NEW YORK (Reuters) – The S&P 500, the benchmark index that investors tend to rely on as a proxy for the U.S. stock market, topped 3,000 for the first time on Wednesday.
The index breached the level just after the market opened, after comments from Federal Reserve chairman Jerome Powell reassured traders about an impending interest rate cut from the central bank.
The S&P pulled back from the mark during the session, and was up 0.42% in mid-afternoon trade near 2,992. But just trading over the 3,000 mark could be a watershed that adds fuel to a market that has been breaking to record highs this year.
“Seeing all-time highs with that 3,000 will potentially get more investors interested in the market,” said David Mazza, head of product at Direxion Investments in New York.
“If this kind of psychological effect brings investors back into the market, it could provide support that hasn’t been there to continue this run,” Mazza said.
The index, which includes U.S. companies with large market values, took less than five years to climb 1,000 points. The S&P closed above 2,000 for the first time on Aug. 26, 2014.
By contrast, the ascent from 1,000 to 2,000 required more than 16 years – and included two recessions.
Of course, while equal in points, the 1,000-point leaps were far different by percentage. The latest run to 3,000 represented a 50% gain, while the 1,000 to 2,000 gain represented a doubling of the index.

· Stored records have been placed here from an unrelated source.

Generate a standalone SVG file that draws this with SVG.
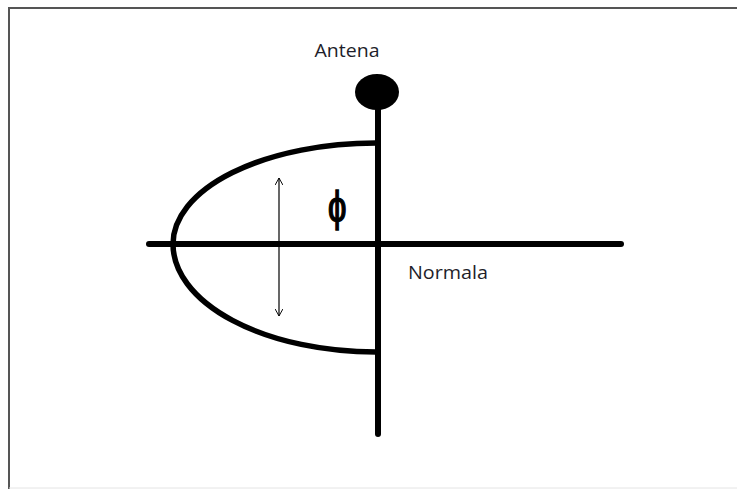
<svg xmlns="http://www.w3.org/2000/svg" width="737" height="489" viewBox="0 0 737 489">
<style>
.thick{stroke:#000;stroke-width:6;stroke-linecap:round;fill:none}
.curve{stroke:#000;stroke-width:5.5;fill:none}
.lbl{font-family:"Open Sans","Liberation Sans",sans-serif;font-size:18px;fill:#1e1e2a}
</style>
<defs>
<marker id="ah" viewBox="0 0 10 10" refX="9" refY="5" markerWidth="8" markerHeight="8" orient="auto-start-reverse" markerUnits="userSpaceOnUse">
<path d="M0,0 L9,5 L0,10" fill="none" stroke="#000" stroke-width="1.2"/>
</marker>
</defs>
<rect width="737" height="489" fill="#fff"/>
<path d="M9,489 V8 H737" fill="none" stroke="#555" stroke-width="2"/>
<line x1="9" y1="488" x2="737" y2="488" stroke="#e4e4e4" stroke-width="1"/>
<g id="connectors">
<line class="thick" x1="378" y1="100" x2="378" y2="434"/>
<line class="thick" x1="149" y1="244" x2="621" y2="244"/>
<path class="curve" d="M376,143 A203 101 0 0 0 173 244 A203 108 0 0 0 376 352"/>
<line x1="279" y1="178" x2="279" y2="316" stroke="#000" stroke-width="1.2" marker-start="url(#ah)" marker-end="url(#ah)"/>
</g>
<g id="antenna">
<ellipse cx="377" cy="92" rx="22" ry="18" fill="#000"/>
<text class="lbl" x="347" y="57" text-anchor="middle" textLength="65" lengthAdjust="spacingAndGlyphs">Antena</text>
</g>
<g id="normal">
<text class="lbl" x="408" y="279" textLength="80" lengthAdjust="spacingAndGlyphs">Normala</text>
</g>
<g id="phi">
<text transform="translate(337,221) scale(0.85,1.08)" x="0" y="0" text-anchor="middle" font-family="Liberation Sans, sans-serif" font-size="40" fill="#000" stroke="#000" stroke-width="1.2">ɸ</text>
</g>
</svg>
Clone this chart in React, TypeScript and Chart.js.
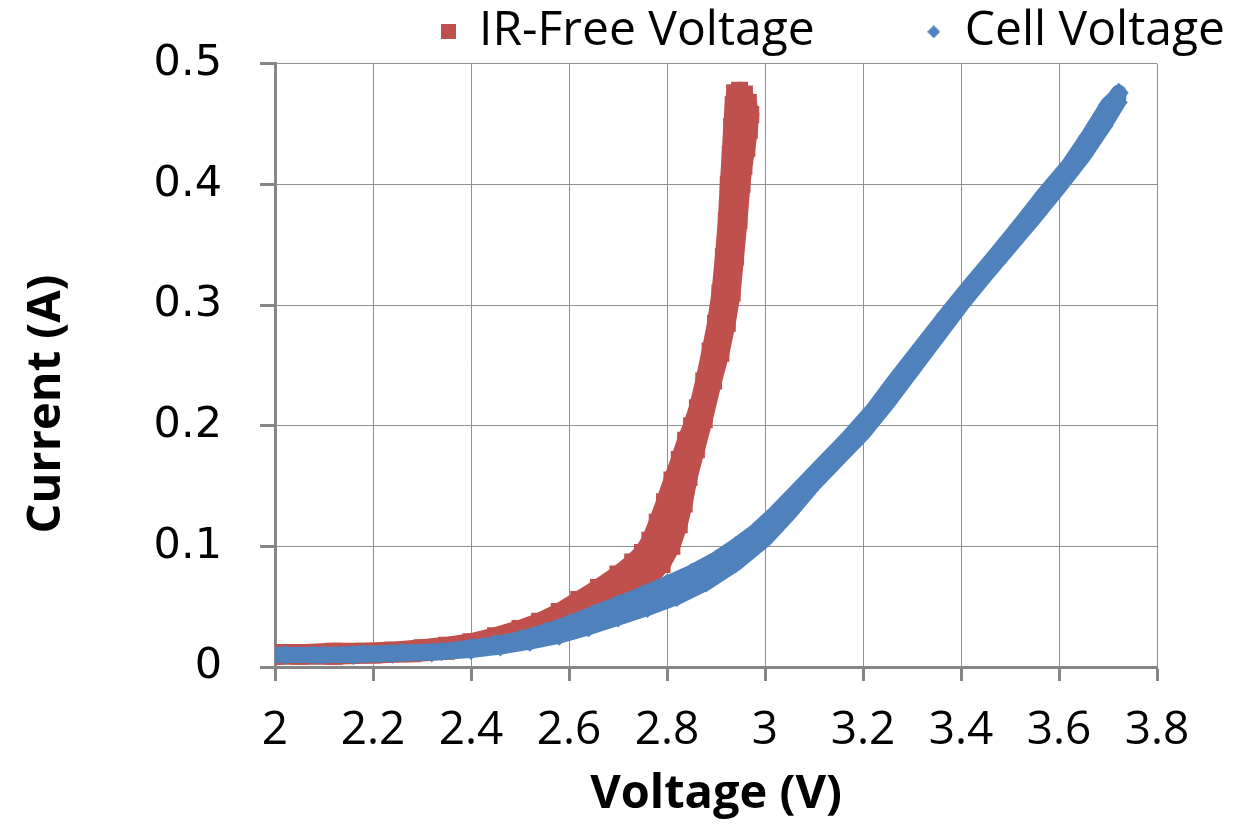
import React, { useEffect, useRef } from "react";
import { Chart, registerables } from "chart.js";

Chart.register(...registerables);

// ---------- text ----------
const SERIES_NAMES = ["IR-Free Voltage", "Cell Voltage"];
const X_TITLE = "Voltage (V)";
const Y_TITLE = "Current (A)";

// ---------- axis ticks ----------
const X_TICKS = [2, 2.2, 2.4, 2.6, 2.8, 3, 3.2, 3.4, 3.6, 3.8];
const Y_TICKS = [0, 0.1, 0.2, 0.3, 0.4, 0.5];

// ---------- IR-Free Voltage (V, A): rising branch then returning branch ----------
const irVoltage = [
  2.0, 2.06, 2.12, 2.18, 2.24, 2.3, 2.35, 2.4, 2.45, 2.5, 2.54, 2.58, 2.62, 2.66, 2.7, 2.73, 2.75, 2.765,
  2.78, 2.795, 2.81, 2.825, 2.838, 2.85, 2.862, 2.875, 2.888, 2.899, 2.908, 2.915, 2.921, 2.925, 2.929, 2.932,
  2.935, 2.938,
  2.948, 2.958, 2.966, 2.971, 2.968, 2.963, 2.957, 2.953, 2.947, 2.94, 2.933, 2.923, 2.91, 2.895, 2.876,
  2.86, 2.845, 2.835, 2.825, 2.81, 2.79, 2.765, 2.735, 2.7, 2.66, 2.62, 2.58, 2.53, 2.48, 2.42, 2.35, 2.28,
  2.2, 2.12, 2.05, 2.0,
];
const irCurrent = [
  0.012, 0.012, 0.013, 0.013, 0.014, 0.016, 0.018, 0.021, 0.026, 0.032, 0.038, 0.046, 0.056, 0.066, 0.077,
  0.087, 0.095, 0.105, 0.12, 0.137, 0.155, 0.172, 0.188, 0.2, 0.215, 0.237, 0.262, 0.285, 0.31, 0.34, 0.37,
  0.4, 0.425, 0.448, 0.466, 0.476,
  0.478, 0.475, 0.468, 0.458, 0.445, 0.43, 0.415, 0.4, 0.37, 0.34, 0.31, 0.285, 0.26, 0.237, 0.205, 0.18,
  0.157, 0.135, 0.118, 0.1, 0.085, 0.074, 0.066, 0.058, 0.05, 0.042, 0.035, 0.028, 0.022, 0.017, 0.013,
  0.011, 0.01, 0.009, 0.009, 0.009,
];

// ---------- Cell Voltage (V, A): rising branch then returning branch ----------
const cellVoltage = [
  2.0, 2.08, 2.16, 2.24, 2.32, 2.4, 2.46, 2.52, 2.58, 2.64, 2.7, 2.76, 2.82, 2.88, 2.94, 3.0, 3.05, 3.1,
  3.15, 3.2, 3.25, 3.3, 3.35, 3.4, 3.45, 3.5, 3.55, 3.6, 3.65, 3.69, 3.72, 3.722,
  3.715, 3.7, 3.66, 3.62, 3.57, 3.52, 3.47, 3.42, 3.37, 3.32, 3.27, 3.22, 3.17, 3.12, 3.07, 3.02, 2.98,
  2.94, 2.9, 2.85, 2.8, 2.75, 2.7, 2.65, 2.6, 2.55, 2.5, 2.45, 2.4, 2.34, 2.26, 2.18, 2.1, 2.02,
];
const cellCurrent = [
  0.01, 0.01, 0.01, 0.011, 0.012, 0.014, 0.017, 0.021, 0.026, 0.033, 0.041, 0.049, 0.058, 0.07, 0.086,
  0.106, 0.128, 0.152, 0.173, 0.194, 0.219, 0.246, 0.273, 0.3, 0.325, 0.349, 0.373, 0.398, 0.424, 0.448,
  0.468, 0.476,
  0.472, 0.466, 0.44, 0.416, 0.392, 0.366, 0.341, 0.317, 0.292, 0.266, 0.24, 0.213, 0.19, 0.169, 0.148,
  0.127, 0.112, 0.1, 0.089, 0.078, 0.069, 0.06, 0.052, 0.044, 0.036, 0.029, 0.023, 0.019, 0.016, 0.013,
  0.012, 0.011, 0.01, 0.01,
];

const RED = "#C0504D";
const BLUE = "#4F81BD";
const AXIS_GRAY = "#868686";
const GRID_GRAY = "#8f8f8f";
const SANS = "'Open Sans', sans-serif";

const fmt = (v: number) => String(Math.round(v * 10) / 10);

export default function App() {
  const canvasRef = useRef<HTMLCanvasElement>(null);

  useEffect(() => {
    const canvas = canvasRef.current;
    if (!canvas) return;

    const makeMarker = (shape: "square" | "diamond", color: string, size: number) => {
      const c = document.createElement("canvas");
      c.width = size;
      c.height = size;
      const g = c.getContext("2d")!;
      g.fillStyle = color;
      if (shape === "square") {
        g.fillRect(0, 0, size, size);
      } else {
        g.beginPath();
        g.moveTo(size / 2, 0);
        g.lineTo(size, size / 2);
        g.lineTo(size / 2, size);
        g.lineTo(0, size / 2);
        g.closePath();
        g.fill();
      }
      return c;
    };
    const legendMarkers = [makeMarker("square", RED, 15), makeMarker("diamond", BLUE, 13)];

    const yTitlePlugin = {
      id: "yAxisTitle",
      afterDraw(chart: any) {
        const ctx = chart.ctx;
        ctx.save();
        ctx.translate(47, 404);
        ctx.rotate(-Math.PI / 2);
        ctx.font = `bold 47px ${SANS}`;
        ctx.fillStyle = "#000";
        ctx.textAlign = "center";
        ctx.textBaseline = "middle";
        ctx.fillText(Y_TITLE, 0, 0);
        ctx.restore();
      },
    };

    const irPoints = irVoltage.map((v, i) => ({ x: v, y: irCurrent[i] }));
    const cellPoints = cellVoltage.map((v, i) => ({ x: v, y: cellCurrent[i] }));

    const chart = new Chart(canvas, {
      type: "scatter",
      data: {
        datasets: [
          {
            label: SERIES_NAMES[0],
            data: irPoints,
            order: 1,
            showLine: true,
            fill: "shape",
            borderColor: RED,
            backgroundColor: RED,
            borderWidth: 17,
            borderJoinStyle: "round",
            borderCapStyle: "round",
            pointStyle: "rect",
            pointRadius: 12,
            pointHoverRadius: 12,
            pointBackgroundColor: RED,
            pointBorderColor: RED,
            pointBorderWidth: 0,
          },
          {
            label: SERIES_NAMES[1],
            data: cellPoints,
            order: 0,
            showLine: true,
            fill: "shape",
            borderColor: BLUE,
            backgroundColor: BLUE,
            borderWidth: 16,
            borderJoinStyle: "round",
            borderCapStyle: "round",
            pointStyle: "rectRot",
            pointRadius: 10,
            pointHoverRadius: 10,
            pointBackgroundColor: BLUE,
            pointBorderColor: BLUE,
            pointBorderWidth: 0,
          },
        ],
      },
      options: {
        animation: false,
        responsive: true,
        maintainAspectRatio: false,
        events: [],
        layout: { padding: { top: -106, right: -100, left: 0, bottom: 0 } },
        plugins: {
          tooltip: { enabled: false },
          filler: { propagate: false },
          legend: {
            position: "top",
            align: "end",
            maxHeight: 168,
            labels: {
              color: "#000",
              font: { family: SANS, size: 48 },
              usePointStyle: true,
              boxWidth: 14,
              boxHeight: 14,
              padding: 112,
              sort: (a: any, b: any) => a.datasetIndex - b.datasetIndex,
              generateLabels: (ch: any) => {
                const items = (Chart.defaults.plugins.legend.labels as any).generateLabels(ch);
                items.forEach((it: any) => {
                  it.pointStyle = legendMarkers[it.datasetIndex];
                });
                return items;
              },
            },
          },
        },
        scales: {
          x: {
            type: "linear",
            position: "bottom",
            min: X_TICKS[0],
            max: X_TICKS[X_TICKS.length - 1],
            afterBuildTicks: (scale: any) => {
              scale.ticks = X_TICKS.map((v) => ({ value: v }));
            },
            afterFit: (scale: any) => {
              scale.height = 158;
              scale.paddingRight = 80;
            },
            grid: {
              color: GRID_GRAY,
              lineWidth: 1,
              tickColor: AXIS_GRAY,
              tickWidth: 3,
              tickLength: 14,
            },
            border: { display: true, color: AXIS_GRAY, width: 3 },
            ticks: {
              color: "#000",
              font: { family: SANS, size: 46 },
              padding: 22,
              maxRotation: 0,
              autoSkip: false,
              callback: (v: any) => fmt(Number(v)),
            },
            title: {
              display: true,
              text: X_TITLE,
              color: "#000",
              font: { family: SANS, size: 47, weight: "bold" },
              padding: { top: 0, bottom: 2 },
            },
          },
          y: {
            type: "linear",
            min: Y_TICKS[0],
            max: Y_TICKS[Y_TICKS.length - 1],
            afterBuildTicks: (scale: any) => {
              scale.ticks = Y_TICKS.map((v) => ({ value: v }));
            },
            afterFit: (scale: any) => {
              scale.width = 275;
            },
            grid: {
              color: GRID_GRAY,
              lineWidth: 1,
              tickColor: AXIS_GRAY,
              tickWidth: 3,
              tickLength: 15,
            },
            border: { display: true, color: AXIS_GRAY, width: 3 },
            ticks: {
              color: "#000",
              font: { family: "'DejaVu Sans', sans-serif", size: 43 },
              padding: 38,
              autoSkip: false,
              callback: (v: any) => fmt(Number(v)),
            },
          },
        },
      },
      plugins: [yTitlePlugin],
    } as any);

    return () => chart.destroy();
  }, []);

  return (
    <div
      style={{
        position: "absolute",
        left: 0,
        top: 0,
        width: 1237,
        height: 825,
        background: "#fff",
      }}
    >
      <canvas ref={canvasRef} />
    </div>
  );
}
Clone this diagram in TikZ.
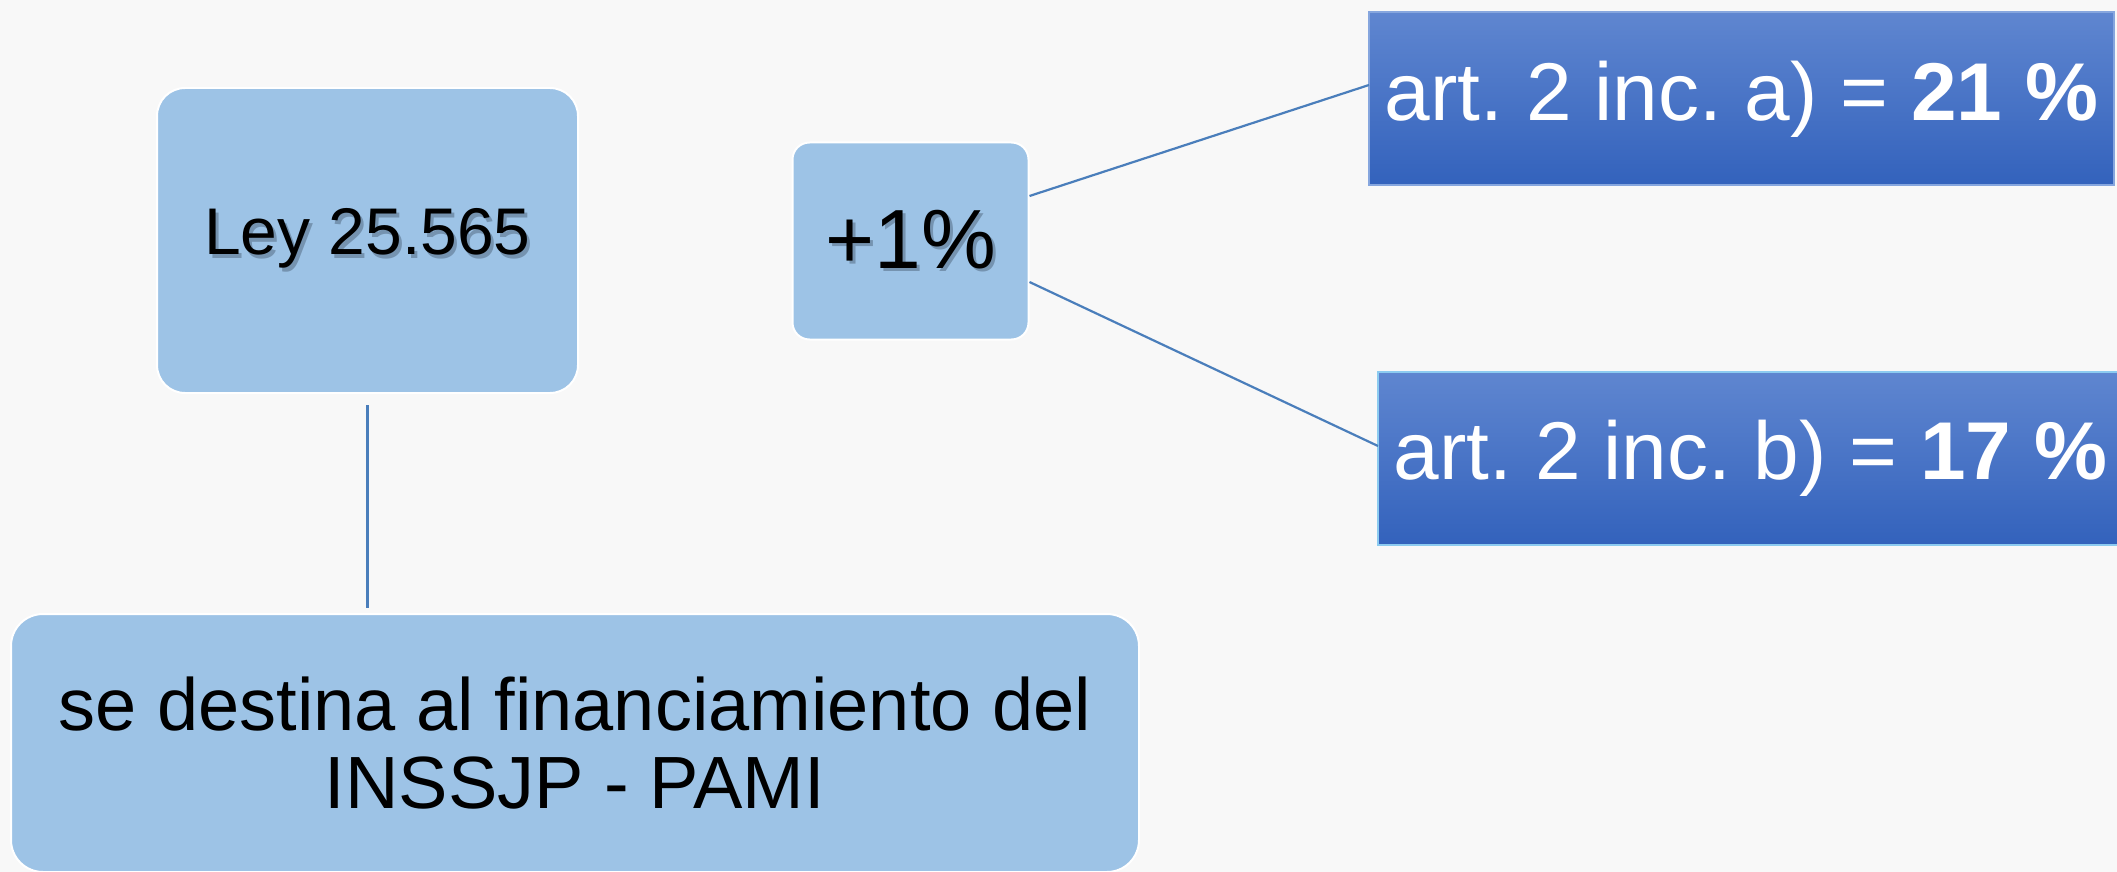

Some of the market’s most prominent names are also among the best-performing stocks as the S&P climbed its latest 1,000-point mountain. Amazon.com shares have surged about 490% over that time, while Netflix’s stock price has soared 450%.
The S&P 500 milestone “points to the strength of the economy, to the strength of companies and how they’re growing,” said Tim Ghriskey, chief investment strategist at Inverness Counsel in New York.
“It specifically speaks to the growth in technology and how companies in all industries are using technology to drive down costs and improve their products,” Ghriskey said.
The technology and consumer discretionary sectors have also propelled the S&P 500 in 2019, as the index has climbed more than 19%, rebounding from its swoon at the end of last year.
Investors say much of this year’s gain for stocks has stemmed from a change in outlook for the Fed to be more dovish on interest rate policy.
But there has still been significant outflow from equities over the past year, said Keith Lerner, chief market strategist at SunTrust Advisory Services in Atlanta.
“Despite the new highs in the market, market sentiment has been relatively sour,” Lerner said. “But if we stay above (3,000), some people who had moved to the sidelines will start to come back into this market.”